When delays happen at this stage, conveyancers often (and unfairly) get the blame. In reality, they rely on information from councils, managing agents, and third parties who all have their own workloads and timelines. Having paperwork ready early gives everyone the best chance of keeping things moving.

10. Accept an offer

All offers must be passed on to you.

When assessing one, price is only part of the picture:

  • Buyer’s position (chain-free or not)
  • Mortgage agreed or not
  • Proposed timescale

Accepting an offer isn’t legally binding, but changing your mind later has consequences, even if it’s allowed.

11. Surveys, enquiries and contract negotiation

After offer acceptance:

  • The buyer arranges surveys
  • Solicitors raise legal enquiries
  • Price or terms may be revisited

This is where preparation pays off. Missing paperwork, unclear boundaries, or historic issues often surface here.

Not all survey findings justify renegotiation, but how you respond affects momentum.

12. Exchange contracts

At exchange:

  • The sale becomes legally binding
  • A completion date is fixed
  • The buyer pays a deposit

From this point, pulling out is costly. You remain responsible for the property until completion, including insurance.

13. Move out

You can move earlier or on the completion day itself.

The property must be left:

  • In the agreed condition
  • With all included fixtures present
  • Cleared unless otherwise agreed

Final inspections are common.

14. Complete the sale

Completion day is when:

  • Money transfers
  • Keys are released
  • Ownership changes

It usually happens around midday but can drift. Once funds arrive, the sale is done.

15. Repay the mortgage

Your solicitor receives a final redemption figure from the lender and pays off the mortgage directly from the sale proceeds.You don’t need to manage this yourself, but errors here can delay completion if details don’t match.

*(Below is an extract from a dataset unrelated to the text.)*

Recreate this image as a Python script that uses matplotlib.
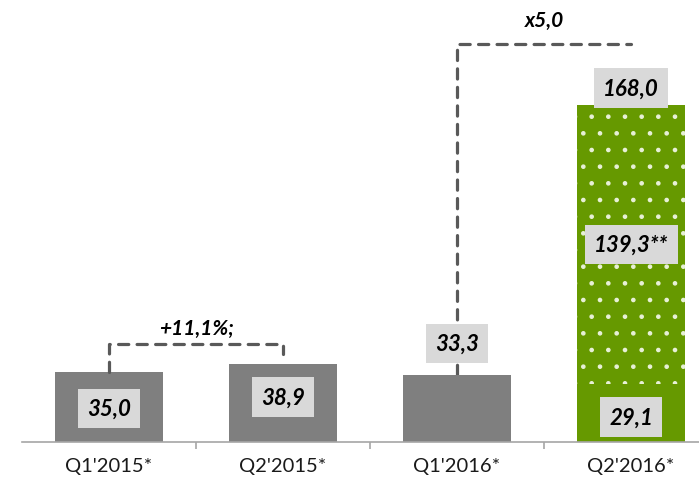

16. Settle final costs and keep records

After completion, you’ll receive a final statement showing:

  • Sale price
  • Mortgage repayment
  • Legal fees
  • Agent fees
  • Net proceeds

Keep copies of:

  • Completion statements
  • Guarantees and certificates
  • Final correspondence

These often matter later, especially for future sales or tax questions.

Final question

If an offer came in tomorrow, how many of these steps would already be done and how many would become urgent overnight?

That gap is where most house sales either stay smooth or start to wobble.